### [Dataset extract]

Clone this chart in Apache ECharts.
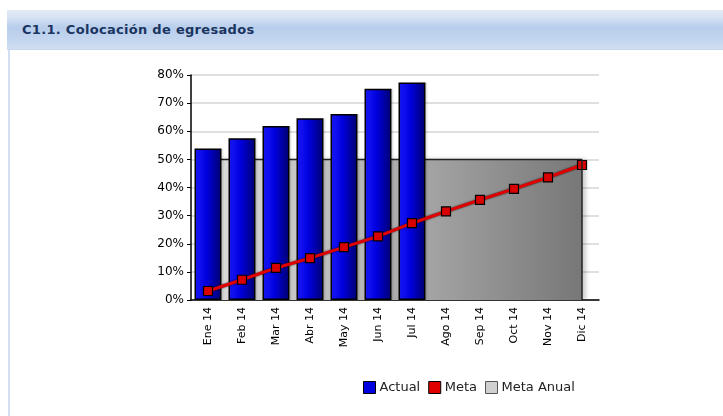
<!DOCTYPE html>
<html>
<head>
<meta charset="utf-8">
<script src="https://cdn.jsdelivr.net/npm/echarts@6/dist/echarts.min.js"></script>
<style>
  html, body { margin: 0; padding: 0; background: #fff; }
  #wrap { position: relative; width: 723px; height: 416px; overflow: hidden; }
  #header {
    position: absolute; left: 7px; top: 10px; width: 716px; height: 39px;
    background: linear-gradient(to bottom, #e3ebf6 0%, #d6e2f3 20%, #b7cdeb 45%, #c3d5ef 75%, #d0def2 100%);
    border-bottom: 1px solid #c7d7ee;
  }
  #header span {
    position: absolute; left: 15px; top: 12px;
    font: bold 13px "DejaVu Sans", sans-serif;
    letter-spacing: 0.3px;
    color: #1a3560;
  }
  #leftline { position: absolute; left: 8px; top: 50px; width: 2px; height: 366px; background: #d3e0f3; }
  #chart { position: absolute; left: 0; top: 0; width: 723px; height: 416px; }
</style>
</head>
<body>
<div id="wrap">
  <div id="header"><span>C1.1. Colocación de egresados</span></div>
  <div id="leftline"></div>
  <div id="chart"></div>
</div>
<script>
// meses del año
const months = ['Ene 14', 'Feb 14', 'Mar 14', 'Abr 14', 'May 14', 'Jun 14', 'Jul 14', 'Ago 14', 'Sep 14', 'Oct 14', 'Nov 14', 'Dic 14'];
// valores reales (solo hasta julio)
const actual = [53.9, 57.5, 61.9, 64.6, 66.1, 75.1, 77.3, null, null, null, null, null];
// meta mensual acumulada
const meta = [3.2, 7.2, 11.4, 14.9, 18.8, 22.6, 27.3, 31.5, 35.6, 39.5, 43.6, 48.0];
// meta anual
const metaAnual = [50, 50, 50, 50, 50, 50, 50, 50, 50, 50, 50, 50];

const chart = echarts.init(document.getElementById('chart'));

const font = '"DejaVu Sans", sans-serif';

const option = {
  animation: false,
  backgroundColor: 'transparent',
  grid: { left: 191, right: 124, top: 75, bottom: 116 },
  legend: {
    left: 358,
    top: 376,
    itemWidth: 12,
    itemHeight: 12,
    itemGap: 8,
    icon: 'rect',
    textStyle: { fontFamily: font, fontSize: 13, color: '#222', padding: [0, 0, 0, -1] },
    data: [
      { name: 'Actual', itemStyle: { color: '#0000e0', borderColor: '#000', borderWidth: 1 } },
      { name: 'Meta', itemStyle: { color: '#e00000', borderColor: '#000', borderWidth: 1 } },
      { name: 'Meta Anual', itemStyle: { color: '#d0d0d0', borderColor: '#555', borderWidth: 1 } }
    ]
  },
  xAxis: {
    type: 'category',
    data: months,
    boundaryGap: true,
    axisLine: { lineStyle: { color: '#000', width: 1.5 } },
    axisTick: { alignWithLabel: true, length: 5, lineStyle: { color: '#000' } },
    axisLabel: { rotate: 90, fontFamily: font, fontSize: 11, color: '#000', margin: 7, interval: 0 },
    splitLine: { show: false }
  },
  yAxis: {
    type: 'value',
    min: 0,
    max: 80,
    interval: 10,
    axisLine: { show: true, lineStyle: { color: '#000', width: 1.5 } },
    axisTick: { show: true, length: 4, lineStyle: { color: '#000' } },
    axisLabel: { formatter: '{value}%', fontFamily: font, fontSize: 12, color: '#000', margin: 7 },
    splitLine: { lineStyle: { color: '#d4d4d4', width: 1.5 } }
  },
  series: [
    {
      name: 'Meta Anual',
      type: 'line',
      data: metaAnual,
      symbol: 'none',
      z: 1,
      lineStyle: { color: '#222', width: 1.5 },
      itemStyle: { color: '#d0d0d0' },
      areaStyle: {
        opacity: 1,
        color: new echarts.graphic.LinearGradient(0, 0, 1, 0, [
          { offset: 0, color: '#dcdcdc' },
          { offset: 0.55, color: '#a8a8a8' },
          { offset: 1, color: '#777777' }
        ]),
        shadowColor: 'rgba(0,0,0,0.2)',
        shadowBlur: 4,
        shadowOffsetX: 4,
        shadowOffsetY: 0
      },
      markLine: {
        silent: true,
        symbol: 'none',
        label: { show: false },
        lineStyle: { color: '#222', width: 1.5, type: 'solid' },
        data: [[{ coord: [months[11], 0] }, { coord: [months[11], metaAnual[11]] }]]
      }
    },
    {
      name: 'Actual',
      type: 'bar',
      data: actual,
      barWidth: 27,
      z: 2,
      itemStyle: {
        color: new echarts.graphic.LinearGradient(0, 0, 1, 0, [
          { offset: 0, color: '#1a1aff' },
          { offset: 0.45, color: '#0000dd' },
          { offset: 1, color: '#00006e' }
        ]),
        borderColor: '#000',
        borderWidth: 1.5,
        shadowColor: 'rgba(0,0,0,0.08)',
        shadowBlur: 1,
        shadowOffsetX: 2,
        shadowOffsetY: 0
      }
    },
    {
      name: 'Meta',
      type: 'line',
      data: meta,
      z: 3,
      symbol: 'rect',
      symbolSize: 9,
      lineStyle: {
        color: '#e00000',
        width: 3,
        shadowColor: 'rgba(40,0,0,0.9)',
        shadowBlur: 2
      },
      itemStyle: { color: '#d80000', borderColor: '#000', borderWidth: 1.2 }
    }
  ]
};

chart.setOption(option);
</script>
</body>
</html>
---
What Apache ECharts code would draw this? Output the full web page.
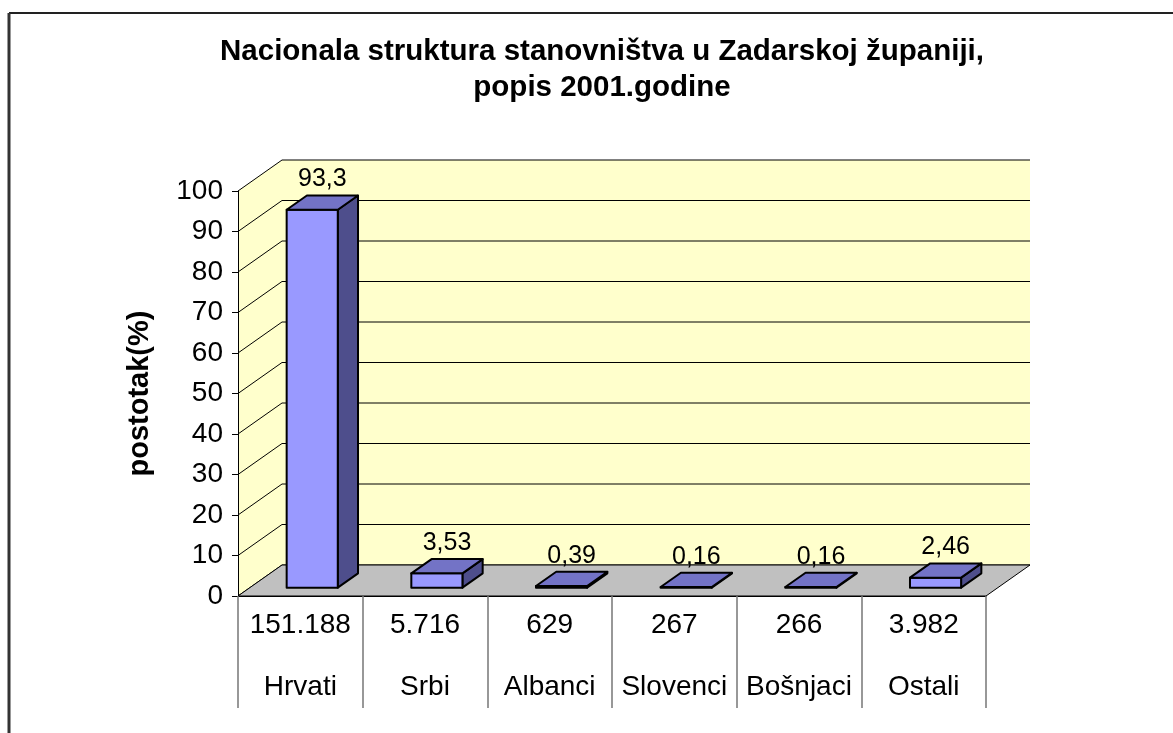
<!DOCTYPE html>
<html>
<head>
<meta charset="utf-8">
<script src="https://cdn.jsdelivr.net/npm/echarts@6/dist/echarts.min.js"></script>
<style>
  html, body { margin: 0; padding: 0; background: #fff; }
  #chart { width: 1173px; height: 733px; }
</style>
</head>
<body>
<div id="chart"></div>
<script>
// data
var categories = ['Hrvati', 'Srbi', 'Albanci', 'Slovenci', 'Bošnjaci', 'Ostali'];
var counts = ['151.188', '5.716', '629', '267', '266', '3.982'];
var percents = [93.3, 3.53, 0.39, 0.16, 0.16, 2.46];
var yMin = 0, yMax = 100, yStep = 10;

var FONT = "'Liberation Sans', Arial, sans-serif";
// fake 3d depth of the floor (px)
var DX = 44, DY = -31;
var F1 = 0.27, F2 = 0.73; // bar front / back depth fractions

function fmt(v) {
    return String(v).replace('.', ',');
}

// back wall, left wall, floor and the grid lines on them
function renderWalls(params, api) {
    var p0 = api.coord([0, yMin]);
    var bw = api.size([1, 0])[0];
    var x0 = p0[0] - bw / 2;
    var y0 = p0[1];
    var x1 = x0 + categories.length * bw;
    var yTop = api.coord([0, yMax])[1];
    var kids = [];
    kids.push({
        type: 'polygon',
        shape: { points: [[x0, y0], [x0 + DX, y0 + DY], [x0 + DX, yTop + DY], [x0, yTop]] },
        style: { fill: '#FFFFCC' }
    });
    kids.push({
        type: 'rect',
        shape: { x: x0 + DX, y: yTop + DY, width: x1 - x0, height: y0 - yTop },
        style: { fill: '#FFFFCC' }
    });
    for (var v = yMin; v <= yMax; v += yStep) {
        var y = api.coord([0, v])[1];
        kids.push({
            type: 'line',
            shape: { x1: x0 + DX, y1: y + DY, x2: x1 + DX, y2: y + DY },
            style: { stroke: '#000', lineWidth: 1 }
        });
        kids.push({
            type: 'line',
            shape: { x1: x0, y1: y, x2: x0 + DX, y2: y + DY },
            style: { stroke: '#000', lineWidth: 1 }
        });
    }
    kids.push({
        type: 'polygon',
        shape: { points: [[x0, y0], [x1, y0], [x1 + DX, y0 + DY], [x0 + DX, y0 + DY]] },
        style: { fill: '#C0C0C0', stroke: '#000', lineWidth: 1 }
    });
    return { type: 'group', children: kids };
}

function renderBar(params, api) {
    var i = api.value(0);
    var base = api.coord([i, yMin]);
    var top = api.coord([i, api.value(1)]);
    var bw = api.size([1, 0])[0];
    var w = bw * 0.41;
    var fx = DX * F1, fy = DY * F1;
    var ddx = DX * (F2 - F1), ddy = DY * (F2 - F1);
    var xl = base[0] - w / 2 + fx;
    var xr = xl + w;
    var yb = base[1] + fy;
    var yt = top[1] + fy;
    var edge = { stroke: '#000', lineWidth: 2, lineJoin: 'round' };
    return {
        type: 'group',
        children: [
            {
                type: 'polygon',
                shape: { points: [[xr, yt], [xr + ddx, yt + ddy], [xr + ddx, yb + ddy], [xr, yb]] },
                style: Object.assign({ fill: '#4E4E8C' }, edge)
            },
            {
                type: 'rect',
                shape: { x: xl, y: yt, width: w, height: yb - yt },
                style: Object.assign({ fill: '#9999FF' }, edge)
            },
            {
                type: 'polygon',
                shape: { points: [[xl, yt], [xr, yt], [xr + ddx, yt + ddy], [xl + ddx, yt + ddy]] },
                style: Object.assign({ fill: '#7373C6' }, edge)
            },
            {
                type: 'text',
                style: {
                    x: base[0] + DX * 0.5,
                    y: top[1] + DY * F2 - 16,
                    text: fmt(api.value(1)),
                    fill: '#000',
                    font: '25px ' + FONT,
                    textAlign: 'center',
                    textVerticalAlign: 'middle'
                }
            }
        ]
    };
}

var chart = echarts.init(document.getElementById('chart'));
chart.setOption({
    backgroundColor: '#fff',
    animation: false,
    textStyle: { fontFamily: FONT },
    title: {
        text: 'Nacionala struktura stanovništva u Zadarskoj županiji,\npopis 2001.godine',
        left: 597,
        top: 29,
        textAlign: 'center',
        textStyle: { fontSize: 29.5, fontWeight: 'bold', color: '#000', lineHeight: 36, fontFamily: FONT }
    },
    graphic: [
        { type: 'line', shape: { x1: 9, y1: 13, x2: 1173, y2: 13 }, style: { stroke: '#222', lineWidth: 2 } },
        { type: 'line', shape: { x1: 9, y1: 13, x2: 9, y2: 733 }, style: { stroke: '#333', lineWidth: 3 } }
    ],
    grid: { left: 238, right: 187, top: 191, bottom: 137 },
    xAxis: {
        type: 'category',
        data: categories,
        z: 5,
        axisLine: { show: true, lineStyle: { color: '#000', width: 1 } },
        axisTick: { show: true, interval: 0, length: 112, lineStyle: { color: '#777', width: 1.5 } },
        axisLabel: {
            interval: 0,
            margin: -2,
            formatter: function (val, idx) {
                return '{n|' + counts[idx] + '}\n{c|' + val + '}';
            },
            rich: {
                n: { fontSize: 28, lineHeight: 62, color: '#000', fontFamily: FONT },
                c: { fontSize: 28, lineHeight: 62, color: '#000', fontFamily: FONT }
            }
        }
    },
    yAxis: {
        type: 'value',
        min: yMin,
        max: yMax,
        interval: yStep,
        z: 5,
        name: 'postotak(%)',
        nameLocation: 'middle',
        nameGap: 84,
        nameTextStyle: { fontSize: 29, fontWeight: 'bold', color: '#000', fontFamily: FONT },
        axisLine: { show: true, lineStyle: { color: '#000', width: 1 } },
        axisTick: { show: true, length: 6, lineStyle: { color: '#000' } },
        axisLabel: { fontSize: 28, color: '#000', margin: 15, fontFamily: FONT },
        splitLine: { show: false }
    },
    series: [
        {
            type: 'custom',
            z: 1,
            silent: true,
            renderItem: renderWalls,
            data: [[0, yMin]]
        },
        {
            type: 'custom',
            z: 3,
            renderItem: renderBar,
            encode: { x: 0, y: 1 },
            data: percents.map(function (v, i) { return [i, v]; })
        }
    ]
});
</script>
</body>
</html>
* * *
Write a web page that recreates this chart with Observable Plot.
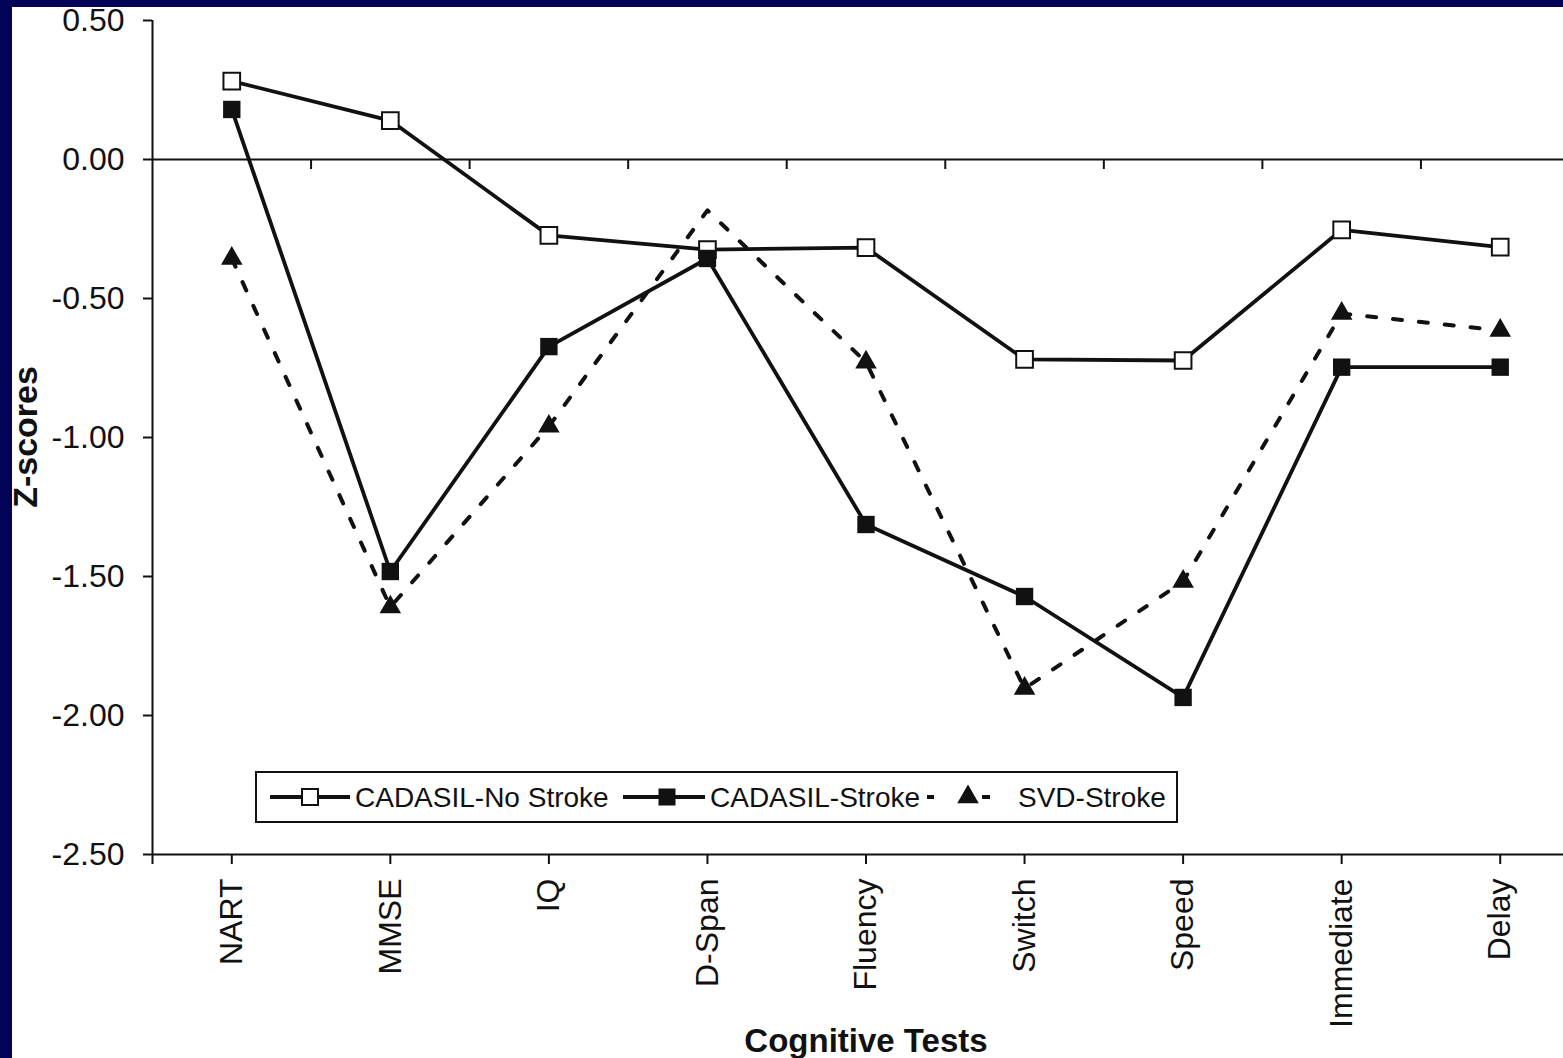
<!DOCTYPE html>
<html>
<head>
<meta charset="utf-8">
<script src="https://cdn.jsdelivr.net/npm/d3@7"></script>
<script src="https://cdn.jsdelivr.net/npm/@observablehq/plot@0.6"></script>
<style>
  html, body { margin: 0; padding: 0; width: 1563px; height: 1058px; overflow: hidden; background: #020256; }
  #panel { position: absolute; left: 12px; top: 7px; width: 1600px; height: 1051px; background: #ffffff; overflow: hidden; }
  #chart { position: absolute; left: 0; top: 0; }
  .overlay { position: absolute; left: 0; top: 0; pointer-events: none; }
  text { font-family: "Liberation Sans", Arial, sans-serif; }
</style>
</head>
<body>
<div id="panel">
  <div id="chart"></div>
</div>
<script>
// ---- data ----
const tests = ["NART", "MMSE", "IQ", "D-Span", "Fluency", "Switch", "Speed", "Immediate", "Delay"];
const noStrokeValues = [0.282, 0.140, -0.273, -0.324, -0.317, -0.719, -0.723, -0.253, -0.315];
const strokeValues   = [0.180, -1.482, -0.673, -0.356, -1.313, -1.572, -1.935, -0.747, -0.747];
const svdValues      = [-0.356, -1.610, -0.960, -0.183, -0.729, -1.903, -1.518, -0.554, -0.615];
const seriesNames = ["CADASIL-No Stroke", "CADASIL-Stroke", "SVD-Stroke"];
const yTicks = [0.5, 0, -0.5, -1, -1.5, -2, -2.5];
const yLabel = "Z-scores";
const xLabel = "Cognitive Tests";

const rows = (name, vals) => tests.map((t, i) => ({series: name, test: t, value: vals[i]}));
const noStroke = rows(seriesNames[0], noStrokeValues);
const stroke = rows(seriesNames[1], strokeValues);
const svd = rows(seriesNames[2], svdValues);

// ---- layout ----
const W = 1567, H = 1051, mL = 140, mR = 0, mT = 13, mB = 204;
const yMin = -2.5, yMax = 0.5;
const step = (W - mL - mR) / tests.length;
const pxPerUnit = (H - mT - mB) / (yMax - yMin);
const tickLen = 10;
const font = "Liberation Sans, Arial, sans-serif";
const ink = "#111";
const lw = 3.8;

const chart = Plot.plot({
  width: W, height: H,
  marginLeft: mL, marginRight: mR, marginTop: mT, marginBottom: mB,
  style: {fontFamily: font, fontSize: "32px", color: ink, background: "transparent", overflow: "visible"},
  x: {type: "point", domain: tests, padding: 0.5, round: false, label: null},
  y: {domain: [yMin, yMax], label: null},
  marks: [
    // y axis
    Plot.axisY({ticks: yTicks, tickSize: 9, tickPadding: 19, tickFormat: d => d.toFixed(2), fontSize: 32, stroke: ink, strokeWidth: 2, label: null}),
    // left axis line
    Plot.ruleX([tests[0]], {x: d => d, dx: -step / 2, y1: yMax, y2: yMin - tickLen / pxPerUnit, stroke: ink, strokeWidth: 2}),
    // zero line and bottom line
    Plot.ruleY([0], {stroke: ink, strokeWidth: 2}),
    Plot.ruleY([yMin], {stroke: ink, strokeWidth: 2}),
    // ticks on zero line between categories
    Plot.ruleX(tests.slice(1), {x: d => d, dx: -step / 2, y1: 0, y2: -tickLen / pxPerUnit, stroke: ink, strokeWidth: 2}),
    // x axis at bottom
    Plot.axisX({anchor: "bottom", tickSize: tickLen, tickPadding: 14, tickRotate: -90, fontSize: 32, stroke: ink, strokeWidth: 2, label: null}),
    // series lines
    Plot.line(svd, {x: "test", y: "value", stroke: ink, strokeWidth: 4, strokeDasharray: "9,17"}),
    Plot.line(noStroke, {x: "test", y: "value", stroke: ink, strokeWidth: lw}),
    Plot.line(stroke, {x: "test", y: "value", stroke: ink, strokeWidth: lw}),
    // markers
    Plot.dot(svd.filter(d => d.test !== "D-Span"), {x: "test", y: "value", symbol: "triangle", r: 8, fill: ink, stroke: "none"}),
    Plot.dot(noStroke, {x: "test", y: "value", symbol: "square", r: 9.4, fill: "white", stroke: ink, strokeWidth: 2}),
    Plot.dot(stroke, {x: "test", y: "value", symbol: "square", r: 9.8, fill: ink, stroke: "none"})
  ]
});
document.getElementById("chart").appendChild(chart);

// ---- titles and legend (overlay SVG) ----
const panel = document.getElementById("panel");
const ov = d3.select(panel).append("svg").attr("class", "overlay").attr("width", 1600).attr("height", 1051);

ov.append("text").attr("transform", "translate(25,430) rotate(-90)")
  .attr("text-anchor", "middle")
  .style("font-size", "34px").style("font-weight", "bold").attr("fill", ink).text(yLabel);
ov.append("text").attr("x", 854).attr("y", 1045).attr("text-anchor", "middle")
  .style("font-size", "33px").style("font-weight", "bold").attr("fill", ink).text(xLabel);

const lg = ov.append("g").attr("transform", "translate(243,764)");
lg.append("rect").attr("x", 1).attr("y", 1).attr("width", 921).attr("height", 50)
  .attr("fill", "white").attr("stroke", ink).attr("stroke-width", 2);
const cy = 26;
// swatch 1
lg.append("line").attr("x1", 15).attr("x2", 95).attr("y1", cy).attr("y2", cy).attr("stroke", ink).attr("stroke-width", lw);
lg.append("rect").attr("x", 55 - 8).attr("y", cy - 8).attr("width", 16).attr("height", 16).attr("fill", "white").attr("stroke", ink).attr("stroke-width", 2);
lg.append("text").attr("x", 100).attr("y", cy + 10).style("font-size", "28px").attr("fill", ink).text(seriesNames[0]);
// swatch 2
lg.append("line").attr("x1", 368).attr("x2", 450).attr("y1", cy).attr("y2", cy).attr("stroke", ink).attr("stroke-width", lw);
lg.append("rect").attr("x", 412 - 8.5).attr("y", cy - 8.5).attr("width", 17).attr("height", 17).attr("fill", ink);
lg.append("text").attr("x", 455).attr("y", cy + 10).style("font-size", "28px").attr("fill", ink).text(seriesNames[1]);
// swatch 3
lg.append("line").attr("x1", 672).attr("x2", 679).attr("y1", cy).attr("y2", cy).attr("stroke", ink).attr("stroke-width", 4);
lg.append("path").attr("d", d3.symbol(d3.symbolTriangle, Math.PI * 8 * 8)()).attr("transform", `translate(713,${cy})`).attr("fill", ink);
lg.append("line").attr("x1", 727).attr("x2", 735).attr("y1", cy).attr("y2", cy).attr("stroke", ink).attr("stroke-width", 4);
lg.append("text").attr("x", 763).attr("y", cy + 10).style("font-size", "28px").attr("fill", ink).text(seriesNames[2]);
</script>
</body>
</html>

### [Stated problem]
Copy out every line from the records that has the word "page".

### [Output of the exercise]
What Apache ECharts code would draw this? Output the full web page.
Write a web page that recreates this chart with Observable Plot.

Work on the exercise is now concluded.